Recensione della bohème in scena alle Terme di Caracalla

La terza opera di Puccini proposta quest’estate a Caracalla, La bohème (le altre erano Madama Butterfly e Turandot), torna alle Terme nell’allestimento dello scorso anno, firmato David Livermore. La vicenda è idealmente collocata all’interno dell’atelier del pittore Marcello, uno dei quattro della combriccola bohémienne, e la narrazione è accompagnata dai maggiori capolavori dell’impressionismo francese di fine ‘800, proiettati su otto tele/pannelli disposti sul fondale. Il problema degli allestimenti che oggi ricorrono alla tecnologia per proiezioni, animazioni, etc. è riuscire a trovare un connubio che, al di là del singolo effetto, assicuri almeno la gradevolezza complessiva. Sotto questo aspetto l’allestimento di Livermore non è esemplare: i toni accesi e gli ingrandimenti insistiti – il tutto animato – fanno sì che quello che dovrebbe essere uno sfondo diventi spesso protagonista, mentre le figure degli interpreti perdono risalto.

Non vengono poi risparmiate alcune piccole brutture, come il pattern neutro usato nei momenti di transizione. Livermore riesce invece nell’intento (dichiarato) di creare una buona aderenza tra movimenti scenici e partitura. Le scene nella soffitta del quartiere latino rendono la squattrinata spensieratezza dei giovani artisti (grazie anche agli interpreti, tra i quali spicca lo Schaunard di Alessio Arduini) e curatissimi appaiono anche i movimenti della folla, tra bambini e saltimbanchi, nel boulevard parigino.
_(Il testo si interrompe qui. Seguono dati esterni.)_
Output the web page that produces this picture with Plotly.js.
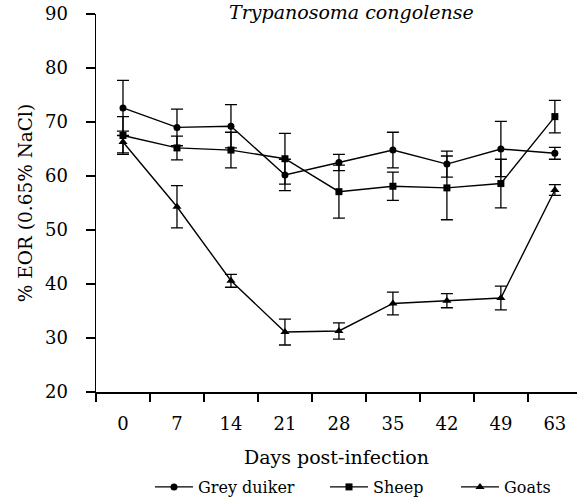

Purtroppo lo spettacolo rischia più volte di sconfinare nel musical (quando Rodolfo e Mimì attraversano la folla in volata verso il pubblico, mano nella mano, i volti estasiati), o nel kolossal, complici i microfoni, un equilibrio non perfetto tra voci e orchestra e la direzione dilatata di Paolo Arrivabeni, fin troppo didascalica nel sottolineare i momenti di maggiore intensità.
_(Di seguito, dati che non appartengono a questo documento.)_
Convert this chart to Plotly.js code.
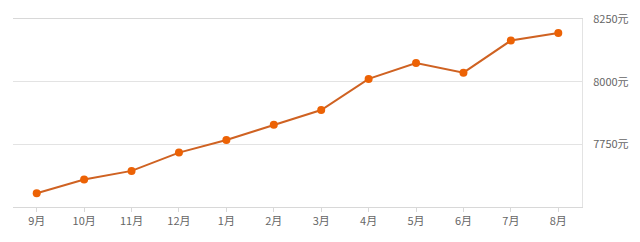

Dopo un secondo atto dominato dal bianco, con l’effetto della neve sulla platea nel quadro della Barrière d’Enfer, si arriva ad un finale un po’ maldestro: Rodolfo tira giù Mimì dal divano e la abbraccia a terra, spalle al pubblico, in una posa non elegante (che sarebbe perdonabile) ma neanche espressiva. Nel cast spiccano Cristina Pasaroiu (Mimì nel secondo cast, nel primo è Serena Farnocchia) e Rosa Feola nei panni di una Musetta sanguigna e bizzosa, a tratti bisbetica, più ingenua e ruspante che sexy e maliarda come è a volte rappresentata. Matteo Lippi è un Rodolfo un po’ scolastico (nel primo cast è Abdellah Lasri). Completano il cast Julian Kim (Marcello), Carlo Cigni (Colline), Roberto Accurso (Benoît).